Treacy is evidently making up for lost time; for much of the past 10 years he has been missing/presumed dead, a victim of the rock 'n' roll lifestyle. In 1977, Treacy was 17 and living in a tower block on the Kings Road. Raised partly there and partly, for reasons he has never fully understood, with family in rural Ireland, he formed the Television Personalities with Chelsea school pals Jo Foster and Ed Ball.

Perfectly placed to watch punk's rise and fall, the group's early wry social commentaries "14th Floor", "Part Time Punks" and "Where's Bill Grundy Now?" became John Peel favourites and helped inaugurate the DIY British indie scene. Ball and Foster went on to pursue other projects but would return to help Treacy, the TVPs' major songwriter, to craft increasingly raw and emotionally-wracked albums.

A small but rabid American following bolstered the band's status as Brit indie pioneers. Creation Records boss (and Oasis discoverer) Alan McGee credited them as a key inspiration. Kurt and Courtney were fans and Debbie Harry came to see them when they played New York.

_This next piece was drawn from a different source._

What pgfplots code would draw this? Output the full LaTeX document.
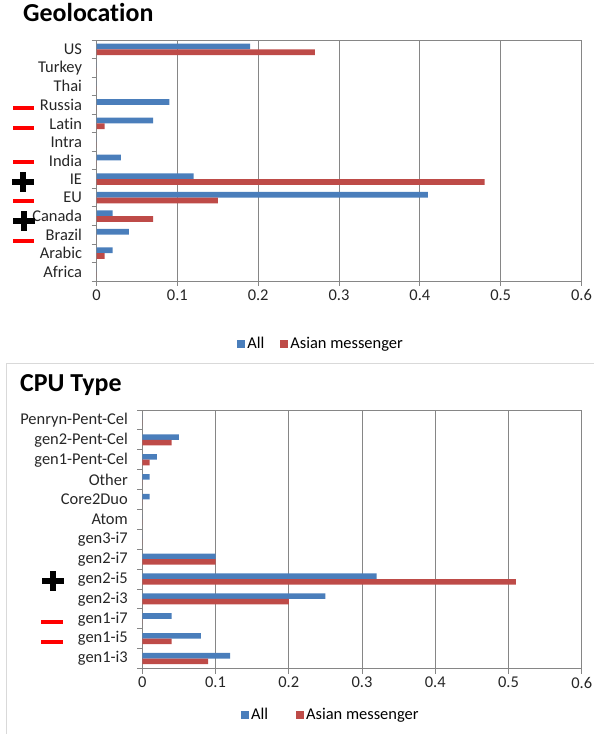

On the strength of the affectionate "I Know Where Syd Barrett Lives", Pink Floyd's David Gilmour gave them a tour support slot, but hastily withdrew the offer when they announced the drug-damaged Floyd legend's actual address to the crowd on the opening date of the tour.

Treacy became a friend of uber-fan Evan Dando during the Lemonheads frontman's sojourn in London. "He knew everything about the band - I was amazed. He got me into ecstasy - a nice crazy guy."

But it was then, in the mid-90s, that Treacy, increasingly prone to depression, onstage crack-ups and drug abuse, began his slide in to a nether world of addiction, hostel-life and jail terms. Disconnected from friends and family, many presumed the worst.

The new Television Personalities single, "All The Young Children On Smack", is their first in 11 years and a taste of the forthcoming album My Dark Places. Like so much of Treacy's work, it is the product of personal experience. His heroin addiction started when a long-term relationship foundered and he sought emotional comfort in the drug. "If you start taking heroin often enough it, does for you. Pills and speed were never a problem," he says, not entirely convincingly.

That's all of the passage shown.